Aim: Copy each line of the material below that includes the string "Output".

Stored data:
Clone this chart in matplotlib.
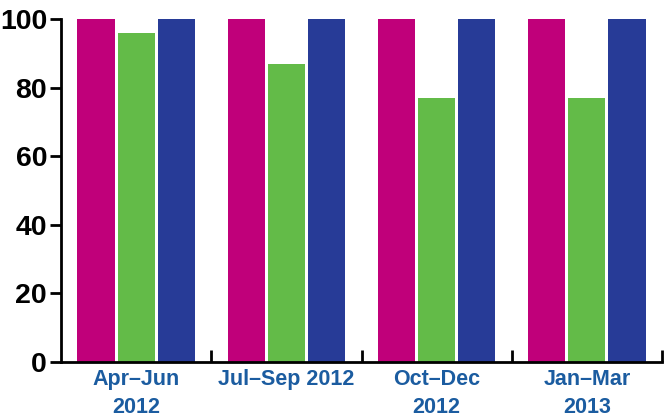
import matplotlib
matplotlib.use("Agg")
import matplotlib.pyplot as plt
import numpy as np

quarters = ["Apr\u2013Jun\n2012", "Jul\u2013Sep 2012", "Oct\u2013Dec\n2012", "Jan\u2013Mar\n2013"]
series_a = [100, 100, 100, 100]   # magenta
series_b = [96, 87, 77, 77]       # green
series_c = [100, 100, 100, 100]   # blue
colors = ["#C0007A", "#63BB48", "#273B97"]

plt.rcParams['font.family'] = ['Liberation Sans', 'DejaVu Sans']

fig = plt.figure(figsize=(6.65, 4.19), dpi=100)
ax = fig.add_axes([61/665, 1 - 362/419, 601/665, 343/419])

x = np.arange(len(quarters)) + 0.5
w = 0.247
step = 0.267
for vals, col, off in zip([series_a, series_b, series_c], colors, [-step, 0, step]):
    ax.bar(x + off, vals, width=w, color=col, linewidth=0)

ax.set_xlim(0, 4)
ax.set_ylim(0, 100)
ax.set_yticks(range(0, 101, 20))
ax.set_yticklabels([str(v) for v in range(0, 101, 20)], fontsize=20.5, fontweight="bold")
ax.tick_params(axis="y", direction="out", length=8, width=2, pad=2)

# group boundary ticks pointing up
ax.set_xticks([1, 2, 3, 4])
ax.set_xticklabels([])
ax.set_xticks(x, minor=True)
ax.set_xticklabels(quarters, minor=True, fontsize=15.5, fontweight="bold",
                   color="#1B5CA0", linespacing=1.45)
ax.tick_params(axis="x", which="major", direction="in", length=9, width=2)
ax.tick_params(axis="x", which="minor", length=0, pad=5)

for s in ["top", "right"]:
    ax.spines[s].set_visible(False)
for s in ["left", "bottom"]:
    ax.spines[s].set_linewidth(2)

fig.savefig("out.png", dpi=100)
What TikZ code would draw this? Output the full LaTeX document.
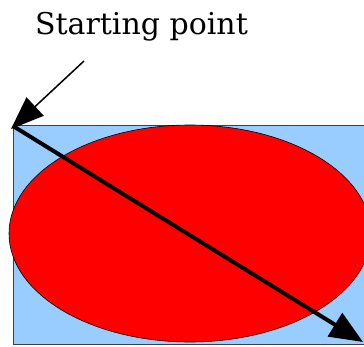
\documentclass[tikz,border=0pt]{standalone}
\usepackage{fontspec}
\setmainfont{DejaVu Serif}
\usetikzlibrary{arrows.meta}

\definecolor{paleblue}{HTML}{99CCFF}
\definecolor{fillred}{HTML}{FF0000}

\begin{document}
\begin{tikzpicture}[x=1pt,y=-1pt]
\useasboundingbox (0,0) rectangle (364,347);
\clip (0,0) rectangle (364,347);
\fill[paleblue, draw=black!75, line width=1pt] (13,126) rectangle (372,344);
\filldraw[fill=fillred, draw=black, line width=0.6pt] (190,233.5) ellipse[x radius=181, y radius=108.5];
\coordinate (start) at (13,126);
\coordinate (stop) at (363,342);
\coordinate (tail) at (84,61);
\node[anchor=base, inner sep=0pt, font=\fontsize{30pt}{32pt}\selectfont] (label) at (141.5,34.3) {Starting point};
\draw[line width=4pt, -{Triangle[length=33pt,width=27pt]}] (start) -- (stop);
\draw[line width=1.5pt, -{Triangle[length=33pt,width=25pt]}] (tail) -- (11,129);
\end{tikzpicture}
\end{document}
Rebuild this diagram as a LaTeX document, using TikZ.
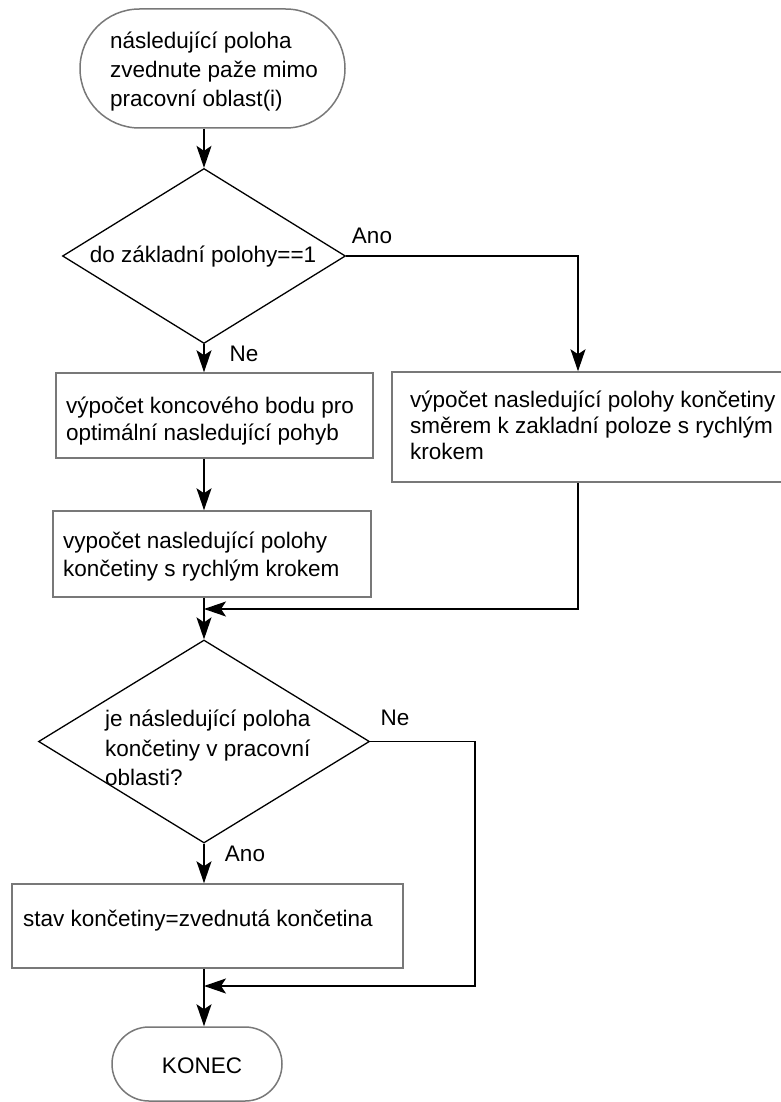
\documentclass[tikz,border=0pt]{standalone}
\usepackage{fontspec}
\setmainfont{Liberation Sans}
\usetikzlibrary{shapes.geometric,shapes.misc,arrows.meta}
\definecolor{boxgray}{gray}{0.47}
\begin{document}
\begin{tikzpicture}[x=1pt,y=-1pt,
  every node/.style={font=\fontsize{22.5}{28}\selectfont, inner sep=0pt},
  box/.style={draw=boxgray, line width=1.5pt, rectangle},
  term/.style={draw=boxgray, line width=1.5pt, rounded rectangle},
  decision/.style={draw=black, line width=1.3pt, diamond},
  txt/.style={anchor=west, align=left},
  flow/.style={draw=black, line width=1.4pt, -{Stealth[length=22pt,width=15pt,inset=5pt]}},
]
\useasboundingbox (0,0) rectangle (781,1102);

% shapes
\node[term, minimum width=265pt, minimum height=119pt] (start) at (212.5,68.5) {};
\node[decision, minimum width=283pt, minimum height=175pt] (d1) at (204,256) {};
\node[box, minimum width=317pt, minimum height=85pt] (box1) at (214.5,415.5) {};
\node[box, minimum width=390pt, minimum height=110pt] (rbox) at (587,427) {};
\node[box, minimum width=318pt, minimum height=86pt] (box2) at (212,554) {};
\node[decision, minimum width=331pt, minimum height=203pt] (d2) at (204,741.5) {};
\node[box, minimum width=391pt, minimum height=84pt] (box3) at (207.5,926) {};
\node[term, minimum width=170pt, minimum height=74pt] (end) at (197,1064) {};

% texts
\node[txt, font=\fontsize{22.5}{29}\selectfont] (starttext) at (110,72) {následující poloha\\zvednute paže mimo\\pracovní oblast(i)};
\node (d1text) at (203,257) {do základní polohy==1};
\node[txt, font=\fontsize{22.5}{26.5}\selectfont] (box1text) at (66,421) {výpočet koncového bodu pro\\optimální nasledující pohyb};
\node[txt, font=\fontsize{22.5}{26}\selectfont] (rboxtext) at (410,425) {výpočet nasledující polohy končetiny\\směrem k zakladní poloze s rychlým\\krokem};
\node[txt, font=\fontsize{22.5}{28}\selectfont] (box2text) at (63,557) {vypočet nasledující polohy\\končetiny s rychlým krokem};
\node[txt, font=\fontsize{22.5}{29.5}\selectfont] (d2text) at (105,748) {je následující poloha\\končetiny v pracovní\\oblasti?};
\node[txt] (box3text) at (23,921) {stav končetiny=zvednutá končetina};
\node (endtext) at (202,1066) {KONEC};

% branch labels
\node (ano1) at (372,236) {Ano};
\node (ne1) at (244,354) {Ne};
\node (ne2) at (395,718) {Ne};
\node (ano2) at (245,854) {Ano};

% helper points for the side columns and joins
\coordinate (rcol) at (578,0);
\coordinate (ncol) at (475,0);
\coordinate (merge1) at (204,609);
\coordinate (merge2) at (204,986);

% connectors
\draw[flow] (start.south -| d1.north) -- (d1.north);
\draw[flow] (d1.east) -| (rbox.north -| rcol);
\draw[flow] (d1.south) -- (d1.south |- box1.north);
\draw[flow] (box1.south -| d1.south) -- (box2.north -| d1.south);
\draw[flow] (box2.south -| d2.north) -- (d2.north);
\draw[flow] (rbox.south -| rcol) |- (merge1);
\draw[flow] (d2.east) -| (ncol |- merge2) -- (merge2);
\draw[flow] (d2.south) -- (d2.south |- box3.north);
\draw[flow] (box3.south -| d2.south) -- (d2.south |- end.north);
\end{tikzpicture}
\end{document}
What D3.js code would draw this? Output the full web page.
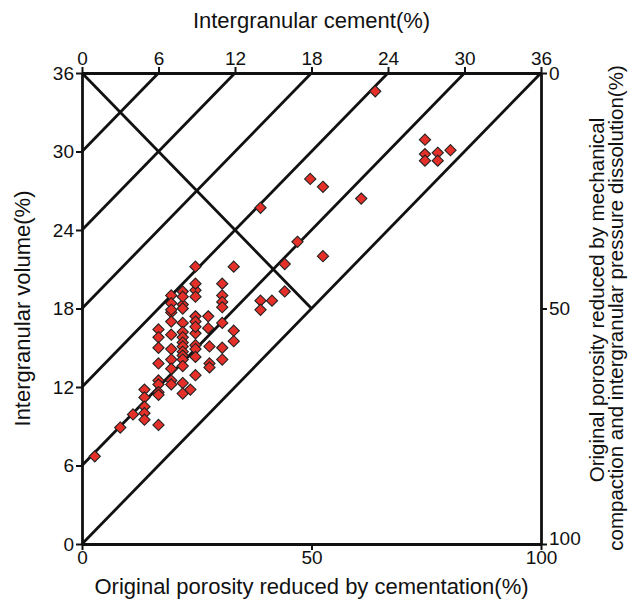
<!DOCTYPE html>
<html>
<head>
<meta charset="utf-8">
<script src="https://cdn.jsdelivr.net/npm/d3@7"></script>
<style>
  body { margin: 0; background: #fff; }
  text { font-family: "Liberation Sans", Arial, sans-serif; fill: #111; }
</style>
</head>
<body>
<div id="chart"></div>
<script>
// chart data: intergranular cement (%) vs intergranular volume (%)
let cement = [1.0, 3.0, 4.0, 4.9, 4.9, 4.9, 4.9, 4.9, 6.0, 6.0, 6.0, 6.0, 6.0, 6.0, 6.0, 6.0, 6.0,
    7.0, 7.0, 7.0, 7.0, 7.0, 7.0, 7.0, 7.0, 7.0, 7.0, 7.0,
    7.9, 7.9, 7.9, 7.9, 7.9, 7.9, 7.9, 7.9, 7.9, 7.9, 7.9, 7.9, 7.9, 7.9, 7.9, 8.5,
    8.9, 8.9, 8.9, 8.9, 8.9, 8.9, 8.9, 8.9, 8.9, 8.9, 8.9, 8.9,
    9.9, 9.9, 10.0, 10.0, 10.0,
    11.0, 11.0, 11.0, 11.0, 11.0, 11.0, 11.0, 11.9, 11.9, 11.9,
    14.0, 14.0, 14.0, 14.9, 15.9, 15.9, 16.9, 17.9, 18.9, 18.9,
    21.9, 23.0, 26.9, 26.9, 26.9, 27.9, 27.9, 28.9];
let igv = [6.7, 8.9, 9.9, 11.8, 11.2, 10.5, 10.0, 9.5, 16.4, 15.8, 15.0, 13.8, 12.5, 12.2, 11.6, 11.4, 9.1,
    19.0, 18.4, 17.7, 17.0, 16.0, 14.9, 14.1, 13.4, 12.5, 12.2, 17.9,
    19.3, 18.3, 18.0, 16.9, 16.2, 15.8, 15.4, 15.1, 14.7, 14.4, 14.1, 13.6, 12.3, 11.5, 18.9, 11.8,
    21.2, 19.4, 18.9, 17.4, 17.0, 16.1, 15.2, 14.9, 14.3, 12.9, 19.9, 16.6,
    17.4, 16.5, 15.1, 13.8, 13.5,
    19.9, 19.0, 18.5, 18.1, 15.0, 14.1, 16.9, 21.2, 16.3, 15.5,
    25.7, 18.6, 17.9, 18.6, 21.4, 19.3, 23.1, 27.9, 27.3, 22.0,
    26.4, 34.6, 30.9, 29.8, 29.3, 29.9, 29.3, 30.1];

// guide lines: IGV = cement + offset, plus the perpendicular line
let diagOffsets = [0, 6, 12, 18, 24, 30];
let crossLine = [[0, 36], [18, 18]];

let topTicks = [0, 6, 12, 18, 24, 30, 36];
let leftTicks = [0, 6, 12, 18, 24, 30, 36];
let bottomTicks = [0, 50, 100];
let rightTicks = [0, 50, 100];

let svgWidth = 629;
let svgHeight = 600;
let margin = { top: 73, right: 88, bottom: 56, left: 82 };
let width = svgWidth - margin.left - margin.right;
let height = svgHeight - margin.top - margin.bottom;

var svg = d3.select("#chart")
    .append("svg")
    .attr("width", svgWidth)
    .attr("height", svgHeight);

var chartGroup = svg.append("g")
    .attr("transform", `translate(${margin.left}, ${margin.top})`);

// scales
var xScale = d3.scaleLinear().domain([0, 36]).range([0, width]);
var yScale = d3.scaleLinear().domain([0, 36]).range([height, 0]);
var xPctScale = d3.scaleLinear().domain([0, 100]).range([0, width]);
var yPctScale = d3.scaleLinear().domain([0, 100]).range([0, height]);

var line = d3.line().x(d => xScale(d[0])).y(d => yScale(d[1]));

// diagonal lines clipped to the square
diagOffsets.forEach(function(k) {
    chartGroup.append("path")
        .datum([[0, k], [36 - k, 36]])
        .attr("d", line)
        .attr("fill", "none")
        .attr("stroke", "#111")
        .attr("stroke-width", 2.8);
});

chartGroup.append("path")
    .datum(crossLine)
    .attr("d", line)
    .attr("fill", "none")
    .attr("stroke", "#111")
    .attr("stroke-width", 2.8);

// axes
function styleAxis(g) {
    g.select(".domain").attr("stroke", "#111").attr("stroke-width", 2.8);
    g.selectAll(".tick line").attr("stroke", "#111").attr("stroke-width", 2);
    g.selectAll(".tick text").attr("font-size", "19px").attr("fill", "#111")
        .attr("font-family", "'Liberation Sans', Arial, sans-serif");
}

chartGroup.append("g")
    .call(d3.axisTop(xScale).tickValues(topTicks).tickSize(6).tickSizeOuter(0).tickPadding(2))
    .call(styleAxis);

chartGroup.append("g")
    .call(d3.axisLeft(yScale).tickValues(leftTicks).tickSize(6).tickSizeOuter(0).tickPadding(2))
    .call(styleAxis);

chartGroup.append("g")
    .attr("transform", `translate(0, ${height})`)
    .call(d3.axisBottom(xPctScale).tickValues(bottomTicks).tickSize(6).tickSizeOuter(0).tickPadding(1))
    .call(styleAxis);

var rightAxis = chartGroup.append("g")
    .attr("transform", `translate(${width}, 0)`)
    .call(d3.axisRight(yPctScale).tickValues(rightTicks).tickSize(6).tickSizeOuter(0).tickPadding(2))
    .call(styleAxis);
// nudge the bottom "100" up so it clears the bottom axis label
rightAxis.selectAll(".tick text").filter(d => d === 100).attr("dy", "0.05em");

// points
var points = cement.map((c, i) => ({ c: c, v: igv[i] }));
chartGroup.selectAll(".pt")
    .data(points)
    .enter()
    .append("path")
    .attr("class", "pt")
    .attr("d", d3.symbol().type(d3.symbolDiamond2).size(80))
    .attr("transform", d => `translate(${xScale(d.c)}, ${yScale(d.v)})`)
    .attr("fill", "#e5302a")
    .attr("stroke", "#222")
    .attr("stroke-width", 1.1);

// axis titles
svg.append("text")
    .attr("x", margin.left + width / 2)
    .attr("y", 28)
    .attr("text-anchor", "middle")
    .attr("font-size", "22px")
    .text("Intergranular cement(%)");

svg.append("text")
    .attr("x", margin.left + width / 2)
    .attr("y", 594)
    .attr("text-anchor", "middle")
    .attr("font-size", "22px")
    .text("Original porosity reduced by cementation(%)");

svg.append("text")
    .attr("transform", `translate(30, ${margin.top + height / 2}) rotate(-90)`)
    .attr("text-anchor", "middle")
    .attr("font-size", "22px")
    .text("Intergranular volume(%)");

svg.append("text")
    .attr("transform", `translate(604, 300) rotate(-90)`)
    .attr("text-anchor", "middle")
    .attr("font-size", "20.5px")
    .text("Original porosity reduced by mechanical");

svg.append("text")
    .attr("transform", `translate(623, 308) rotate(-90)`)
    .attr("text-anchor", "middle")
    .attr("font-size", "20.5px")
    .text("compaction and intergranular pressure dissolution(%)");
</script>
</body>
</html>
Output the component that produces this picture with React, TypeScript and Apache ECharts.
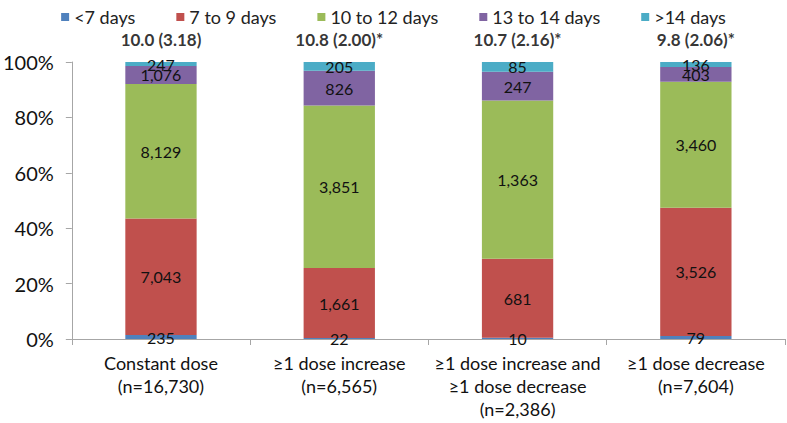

Solution below:
What TikZ code would draw this? Output the full LaTeX document.
What D3.js code would draw this? Output the full web page.
Output the component that produces this picture with React, TypeScript and Apache ECharts.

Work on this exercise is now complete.